People aren't going to go to a church that doesn't appreciate them either. I hope before you leave the auditorium this morning you'll go tell someone you appreciate them, someone you've never told before. For example, "I really appreciate you because whenever I see you, you smile at me, and I like that." "I appreciate you because you show me how to cork a fine whine, when things are tough, that's what you do."

 

Paul's gotten the pastor's report (verses 7-8) about the believers in Colosse.


No, instead of whining, Paul has heard about what God has done in the life of those believers and he's very thankful for it. In verse 5 he says that this love and trust in Christ springs from the fact that they knew they'd all be in heaven and rewarded together in heaven one day. They're all up there now, just enjoying it all, enjoying being together with Christ.


          Paul looks around his rented house (Acts 28:30) and he reminds himself and them, that even though he's having to grow a legal taproot in Rome, the gospel is a worldwide movement. It's not some secret little society with its little secret knowledge like what the false teachers in Colosse are panhandling. No. It's the grace gospel movement that's blowing and going all over the world, even as he speaks.

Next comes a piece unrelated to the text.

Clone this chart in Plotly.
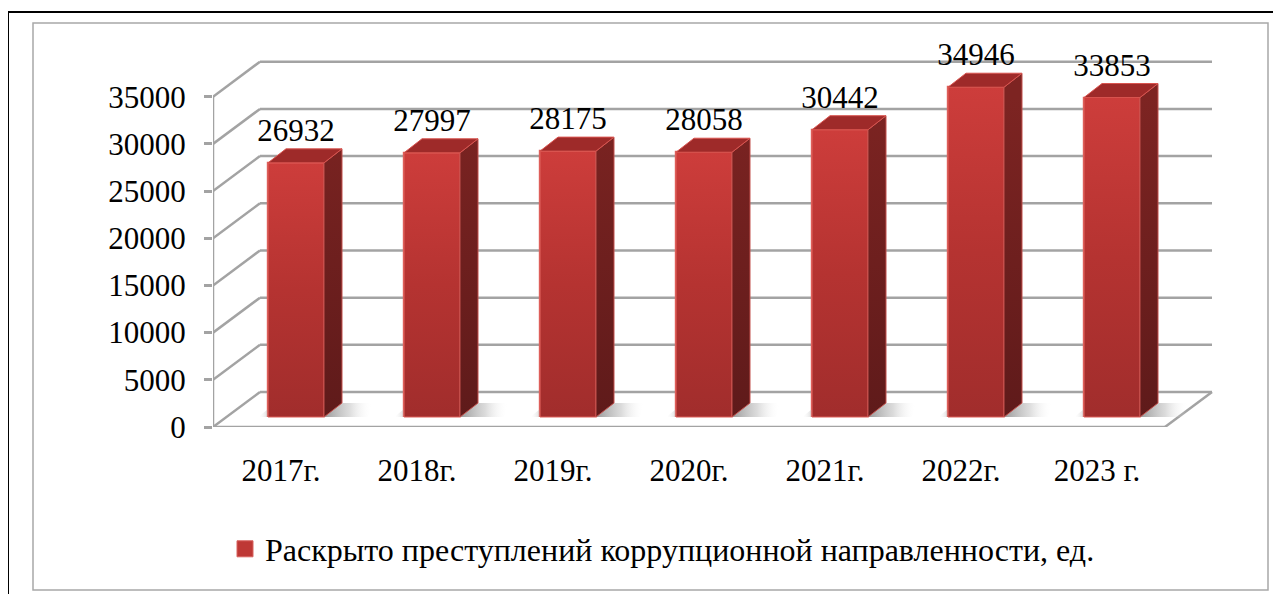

Far from whining, he's so happy that nobody can stop the gospel. Let's remind ourselves that governments can pass laws against the gospel, but it goes on stronger. I remember a few years ago that believers were getting all upset about Madelyn Murray O'Hare. She was going to have preaching outlawed, taken off the radio and television. It wasn't true, but many believed it and became very upset. But really, do you really think that Madelyn Murray O'Hare can stop grace, can stymie God? Preposterous! Pass all the laws you want to against Paul, you still can't stop the gospel! It'll go right on bearing fruit all over the world.


As Paul writes this, Thomas goes to India, James to Spain, Bartholomew and Simon to Iran and Iraq, Mark into Africa, John to Turkey, preaching, dying, building churches.


          If the Caesars couldn't stop the gospel's changing of lives around the world, who do you think can? They obviously didn't stop it, because we're here. The gospel got all the way from Jerusalem to Thessalonica to Colosse to Georgia! Paul thinks of all the churches already going strong: Ephesus, Laodicea, Smyna, Philadelphia, and on and on. And more on the way!


So what? Cork that fine whine!


It's so easy for us to fail to thank God for His world-wide production of fruit, isn't it? It's easy to forget to think about all the changed lives right here in this auditorium, isn't it? Have you stopped to thank God for that? You know, instead of trying to beat the Methodists to the cafeteria on Mother's Day, God might want you to stop and talk to somebody here this morning and let them know that you are so truly thankful for them. Do you realize how encouraging that would be? Most of don't hear many kind words out there in the "howling wilderness" that is the world-system. Most hear about quotas and sales, but not much sincere appreciation. Somebody may be desperate today to hear a kind word, because she didn't hear any the last 6 days in the jungle.


And isn't it great to think that once grace gets a hold on us that God's going to change us, develop us? People may have been attracted to you because of your competence or because of your "smarts," but when grace starts changing you, they'll be attracted by your warm heart. They can't define it, but they know it when they see it.


Michelangelo took a piece of marble that two others had tried to do something with but failed. Even Leonardo de Vinci had turned the stone down. The two that
tried had scarred it. But Michelangelo took it and built a shed around it and started to work. When he was through, he'd created his magnificent work, "David." Did you know that you can still see the scars on the hair area that the other artists had made with their chisels? Did you know that if you look closely, you can see other scars?


When God starts changing us, people will still be able to see old scars here and there in our lives, but it won't make any difference because they'll see God at work changing your heart, warming your life, and creating His masterwork in you. From Colosse to Georgia, you can't stop God.